== Task goal ==
Exact reproduction of the data is required, with images excluded.

----- Data segment -----

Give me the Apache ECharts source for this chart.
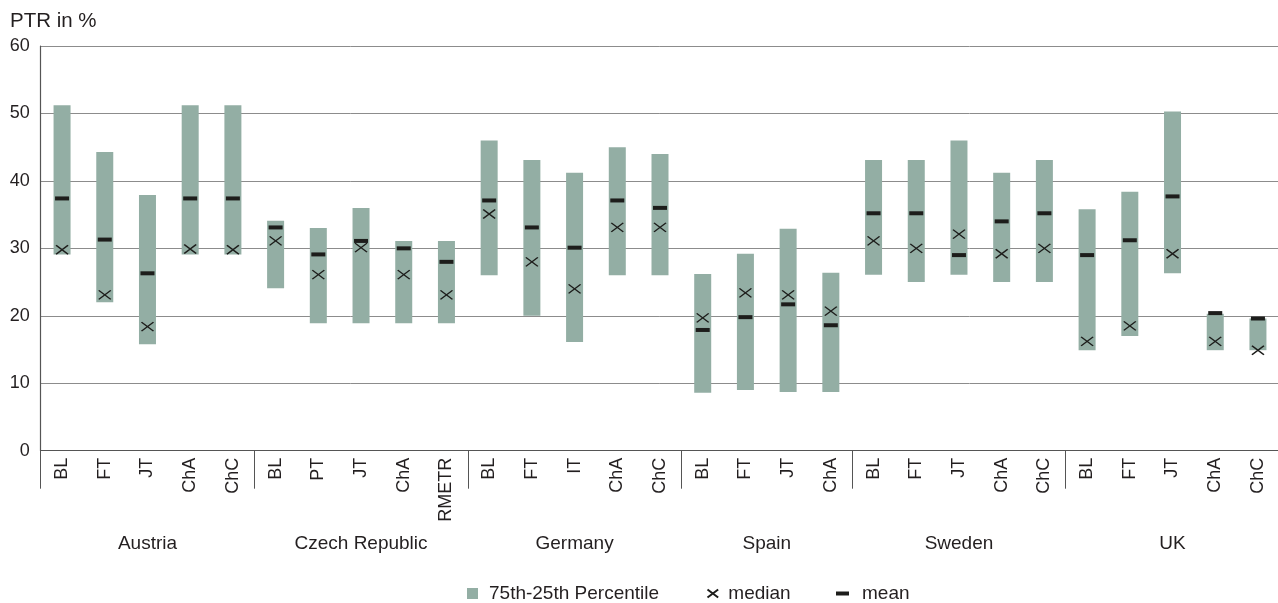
<!DOCTYPE html>
<html>
<head>
<meta charset="utf-8">
<script src="https://cdn.jsdelivr.net/npm/echarts@6/dist/echarts.min.js"></script>
<style>
html,body{margin:0;padding:0;background:#fff;overflow:hidden;}
#chart{width:1278px;height:603px;}
</style>
</head>
<body>
<div id="chart"></div>
<script>
const categories = ['BL','FT','JT','ChA','ChC','BL','PT','JT','ChA','RMETR','BL','FT','IT','ChA','ChC','BL','FT','JT','ChA','BL','FT','JT','ChA','ChC','BL','FT','JT','ChA','ChC'];
const countries = ['Austria','Czech Republic','Germany','Spain','Sweden','UK'];
const groupSizes = [5,5,5,4,5,5];
const p75 = [51.2,44.3,37.9,51.2,51.2, 34.1,33.0,36.0,31.1,31.1, 46.0,43.1,41.2,45.0,44.0, 26.2,29.2,32.9,26.4, 43.1,43.1,46.0,41.2,43.1, 35.8,38.4,50.3,20.3,19.6];
const p25 = [29.1,22.0,15.8,29.1,29.1, 24.1,18.9,18.9,18.9,18.9, 26.0,20.0,16.1,26.0,26.0, 8.6,9.0,8.7,8.7, 26.1,25.0,26.1,25.0,25.0, 14.9,17.0,26.3,14.9,14.9];
const median = [29.8,23.1,18.4,29.9,29.8, 31.1,26.1,30.1,26.1,23.1, 35.1,28.0,24.0,33.1,33.1, 19.7,23.4,23.1,20.7, 31.1,30.0,32.1,29.2,30.0, 16.2,18.5,29.2,16.2,14.9];
const mean = [37.4,31.3,26.3,37.4,37.4, 33.1,29.1,31.1,30.0,28.0, 37.1,33.1,30.1,37.1,36.0, 17.9,19.8,21.7,18.6, 35.2,35.2,29.0,34.0,35.2, 29.0,31.2,37.7,20.4,19.6];
const yTicks = [0,10,20,30,40,50,60];

// group starts and centers (in category units)
const groupStarts = [];
const groupCenters = {};
let acc = 0;
groupSizes.forEach((s, i) => { groupStarts.push(acc); groupCenters[(acc + s / 2).toFixed(1)] = countries[i]; acc += s; });

const FONT = 'Liberation Sans, Arial, Helvetica, sans-serif';
const TXT = '#231f20';
const BAR = '#93aea4';
const MARK = '#1d1d1b';
const crossPath = 'path://M0,0L12,9M12,0L0,9';

const chart = echarts.init(document.getElementById('chart'), null, {renderer: 'canvas'});
chart.setOption({
  animation: false,
  textStyle: {fontFamily: FONT},
  title: {text: 'PTR in %', left: 5, top: 6, textStyle: {fontFamily: FONT, fontSize: 20.5, fontWeight: 'normal', color: TXT}},
  grid: {left: 40.7, width: 1238.6, top: 46, bottom: 152.3, containLabel: false, outerBoundsMode: 'none'},
  legend: [
    {data: ['75th-25th Percentile'], left: 467, top: 584, padding: 0, icon: 'rect', itemWidth: 11, itemHeight: 11,
     textStyle: {fontFamily: FONT, fontSize: 19, color: TXT, padding: [0,0,0,6]}},
    {data: ['median'], left: 705, top: 584, padding: 0, itemWidth: 11, itemHeight: 8,
     textStyle: {fontFamily: FONT, fontSize: 19, color: TXT, padding: [0,0,0,5]}},
    {data: ['mean'], left: 836, top: 584, padding: 0, icon: 'rect', itemWidth: 13, itemHeight: 4,
     textStyle: {fontFamily: FONT, fontSize: 19, color: TXT, padding: [0,0,0,8]}}
  ],
  xAxis: [
    {
      type: 'category', data: categories, position: 'bottom',
      axisLine: {show: true, lineStyle: {color: '#555', width: 1.2}},
      axisTick: {show: true, length: 38, interval: (idx) => groupStarts.indexOf(idx) >= 0, lineStyle: {color: '#555', width: 1}},
      axisLabel: {rotate: 90, fontSize: 18, color: TXT, margin: 7, interval: 0, fontFamily: FONT},
      splitLine: {show: false}
    },
    {
      type: 'value', min: 0, max: categories.length, interval: 0.5, position: 'bottom',
      axisLine: {show: false}, axisTick: {show: false}, splitLine: {show: false},
      axisLabel: {margin: 84, fontSize: 19, color: TXT, fontFamily: FONT, showMinLabel: true, showMaxLabel: true,
        formatter: (v) => groupCenters[Number(v).toFixed(1)] || ''}
    }
  ],
  yAxis: {
    type: 'value', min: yTicks[0], max: yTicks[yTicks.length - 1], interval: 10,
    axisLine: {show: true, lineStyle: {color: '#555', width: 1.2}},
    axisTick: {show: false},
    axisLabel: {fontSize: 18, color: TXT, margin: 11, fontFamily: FONT},
    splitLine: {show: true, lineStyle: {color: '#8c8c8c', width: 1}}
  },
  series: [
    {name: 'base', type: 'bar', stack: 'range', barWidth: 17, data: p25, itemStyle: {color: 'transparent'}, silent: true, xAxisIndex: 0},
    {name: '75th-25th Percentile', type: 'bar', stack: 'range', barWidth: 17, xAxisIndex: 0,
     data: p75.map((v, i) => +(v - p25[i]).toFixed(2)), itemStyle: {color: BAR}},
    {name: 'mean', type: 'scatter', xAxisIndex: 0, symbol: 'rect', symbolSize: [14, 4], z: 5,
     data: mean, itemStyle: {color: MARK, opacity: 1}},
    {name: 'median', type: 'scatter', xAxisIndex: 0, symbol: crossPath, symbolSize: [12, 9], z: 6,
     data: median, itemStyle: {color: 'none', borderColor: MARK, borderWidth: 1.4, opacity: 1}}
  ]
});
</script>
</body>
</html>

-----

== Result of this task ==
Give me the Apache ECharts source for this chart.
<!DOCTYPE html>
<html>
<head>
<meta charset="utf-8">
<script src="https://cdn.jsdelivr.net/npm/echarts@6/dist/echarts.min.js"></script>
<style>
html,body{margin:0;padding:0;background:#fff;overflow:hidden;}
#chart{width:1278px;height:603px;}
</style>
</head>
<body>
<div id="chart"></div>
<script>
const categories = ['BL','FT','JT','ChA','ChC','BL','PT','JT','ChA','RMETR','BL','FT','IT','ChA','ChC','BL','FT','JT','ChA','BL','FT','JT','ChA','ChC','BL','FT','JT','ChA','ChC'];
const countries = ['Austria','Czech Republic','Germany','Spain','Sweden','UK'];
const groupSizes = [5,5,5,4,5,5];
const p75 = [51.2,44.3,37.9,51.2,51.2, 34.1,33.0,36.0,31.1,31.1, 46.0,43.1,41.2,45.0,44.0, 26.2,29.2,32.9,26.4, 43.1,43.1,46.0,41.2,43.1, 35.8,38.4,50.3,20.3,19.6];
const p25 = [29.1,22.0,15.8,29.1,29.1, 24.1,18.9,18.9,18.9,18.9, 26.0,20.0,16.1,26.0,26.0, 8.6,9.0,8.7,8.7, 26.1,25.0,26.1,25.0,25.0, 14.9,17.0,26.3,14.9,14.9];
const median = [29.8,23.1,18.4,29.9,29.8, 31.1,26.1,30.1,26.1,23.1, 35.1,28.0,24.0,33.1,33.1, 19.7,23.4,23.1,20.7, 31.1,30.0,32.1,29.2,30.0, 16.2,18.5,29.2,16.2,14.9];
const mean = [37.4,31.3,26.3,37.4,37.4, 33.1,29.1,31.1,30.0,28.0, 37.1,33.1,30.1,37.1,36.0, 17.9,19.8,21.7,18.6, 35.2,35.2,29.0,34.0,35.2, 29.0,31.2,37.7,20.4,19.6];
const yTicks = [0,10,20,30,40,50,60];

// group starts and centers (in category units)
const groupStarts = [];
const groupCenters = {};
let acc = 0;
groupSizes.forEach((s, i) => { groupStarts.push(acc); groupCenters[(acc + s / 2).toFixed(1)] = countries[i]; acc += s; });

const FONT = 'Liberation Sans, Arial, Helvetica, sans-serif';
const TXT = '#231f20';
const BAR = '#93aea4';
const MARK = '#1d1d1b';
const crossPath = 'path://M0,0L12,9M12,0L0,9';

const chart = echarts.init(document.getElementById('chart'), null, {renderer: 'canvas'});
chart.setOption({
  animation: false,
  textStyle: {fontFamily: FONT},
  title: {text: 'PTR in %', left: 5, top: 6, textStyle: {fontFamily: FONT, fontSize: 20.5, fontWeight: 'normal', color: TXT}},
  grid: {left: 40.7, width: 1238.6, top: 46, bottom: 152.3, containLabel: false, outerBoundsMode: 'none'},
  legend: [
    {data: ['75th-25th Percentile'], left: 467, top: 584, padding: 0, icon: 'rect', itemWidth: 11, itemHeight: 11,
     textStyle: {fontFamily: FONT, fontSize: 19, color: TXT, padding: [0,0,0,6]}},
    {data: ['median'], left: 705, top: 584, padding: 0, itemWidth: 11, itemHeight: 8,
     textStyle: {fontFamily: FONT, fontSize: 19, color: TXT, padding: [0,0,0,5]}},
    {data: ['mean'], left: 836, top: 584, padding: 0, icon: 'rect', itemWidth: 13, itemHeight: 4,
     textStyle: {fontFamily: FONT, fontSize: 19, color: TXT, padding: [0,0,0,8]}}
  ],
  xAxis: [
    {
      type: 'category', data: categories, position: 'bottom',
      axisLine: {show: true, lineStyle: {color: '#555', width: 1.2}},
      axisTick: {show: true, length: 38, interval: (idx) => groupStarts.indexOf(idx) >= 0, lineStyle: {color: '#555', width: 1}},
      axisLabel: {rotate: 90, fontSize: 18, color: TXT, margin: 7, interval: 0, fontFamily: FONT},
      splitLine: {show: false}
    },
    {
      type: 'value', min: 0, max: categories.length, interval: 0.5, position: 'bottom',
      axisLine: {show: false}, axisTick: {show: false}, splitLine: {show: false},
      axisLabel: {margin: 84, fontSize: 19, color: TXT, fontFamily: FONT, showMinLabel: true, showMaxLabel: true,
        formatter: (v) => groupCenters[Number(v).toFixed(1)] || ''}
    }
  ],
  yAxis: {
    type: 'value', min: yTicks[0], max: yTicks[yTicks.length - 1], interval: 10,
    axisLine: {show: true, lineStyle: {color: '#555', width: 1.2}},
    axisTick: {show: false},
    axisLabel: {fontSize: 18, color: TXT, margin: 11, fontFamily: FONT},
    splitLine: {show: true, lineStyle: {color: '#8c8c8c', width: 1}}
  },
  series: [
    {name: 'base', type: 'bar', stack: 'range', barWidth: 17, data: p25, itemStyle: {color: 'transparent'}, silent: true, xAxisIndex: 0},
    {name: '75th-25th Percentile', type: 'bar', stack: 'range', barWidth: 17, xAxisIndex: 0,
     data: p75.map((v, i) => +(v - p25[i]).toFixed(2)), itemStyle: {color: BAR}},
    {name: 'mean', type: 'scatter', xAxisIndex: 0, symbol: 'rect', symbolSize: [14, 4], z: 5,
     data: mean, itemStyle: {color: MARK, opacity: 1}},
    {name: 'median', type: 'scatter', xAxisIndex: 0, symbol: crossPath, symbolSize: [12, 9], z: 6,
     data: median, itemStyle: {color: 'none', borderColor: MARK, borderWidth: 1.4, opacity: 1}}
  ]
});
</script>
</body>
</html>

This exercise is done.